Prove that as $x\to\infty$, $$\sum_{p \leq x} \frac{1}{p \log \log p} \approx \log \log \log x$$
Here sum is taken over primes.I tried to use the partial summation formula but could not choose a suitable choice of functions. It would be great if anyone can give hints. Thanks.
On
We have $p\ln\ln p = e(n)n\ln n\cdot\ln\ln(e(n)n\ln n) $ in which by the PNT $e(n)$ goes to 1 as $n$ gets very large.

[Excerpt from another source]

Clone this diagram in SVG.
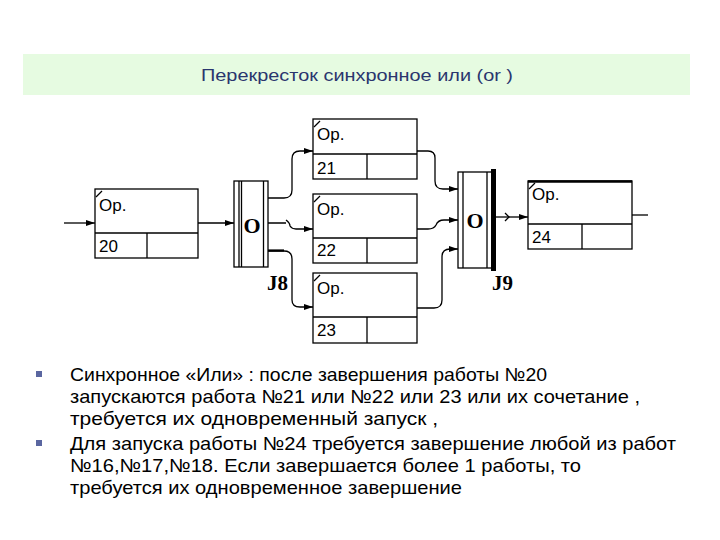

In this case $\sum\frac{1}{p\ln\ln p}\sim \int \frac{dx}{p\ln\ln p}$ and
So $$I(n) = \int_3^n \frac{dx}{p\ln\ln p} = \int \frac{dx}{e(x)x\ln x\cdot\ln\ln(e(x)x\ln x)}$$
$$\sim \int \frac{dx}{x\ln x\cdot(\ln\ln x+\ln\ln\ln x)} $$
This denomintor of the integrand is dominated by the $\ln\ln x$ term. That is,
$$x\ln x\ln\ln x+x\ln x \ln\ln\ln x \sim x\ln x\ln\ln x$$ and so
$$I(n) \sim \int \frac{dx}{x\ln x\cdot \ln\ln x}.$$
Note that
$$\frac{d}{dx}(\ln\ln\ln x )=\frac{1}{x\ln x\ln\ln x}$$ and so the integral is
$$I(n) \sim \ln\ln\ln n.$$
Note that holds $\underset{p\leq x}{\sum}\frac{1}{p}\sim\log\log x$ so by partial summation$$\underset{p\leq x}{\sum}\frac{1}{p\log\log p}\sim1+\int_{3}^{x}\frac{1}{\left(\log\log t\right)t\log t}dt=1-\log\log\log3+\log\log\log x\sim\log\log\log x$$ as $x\rightarrow\infty.$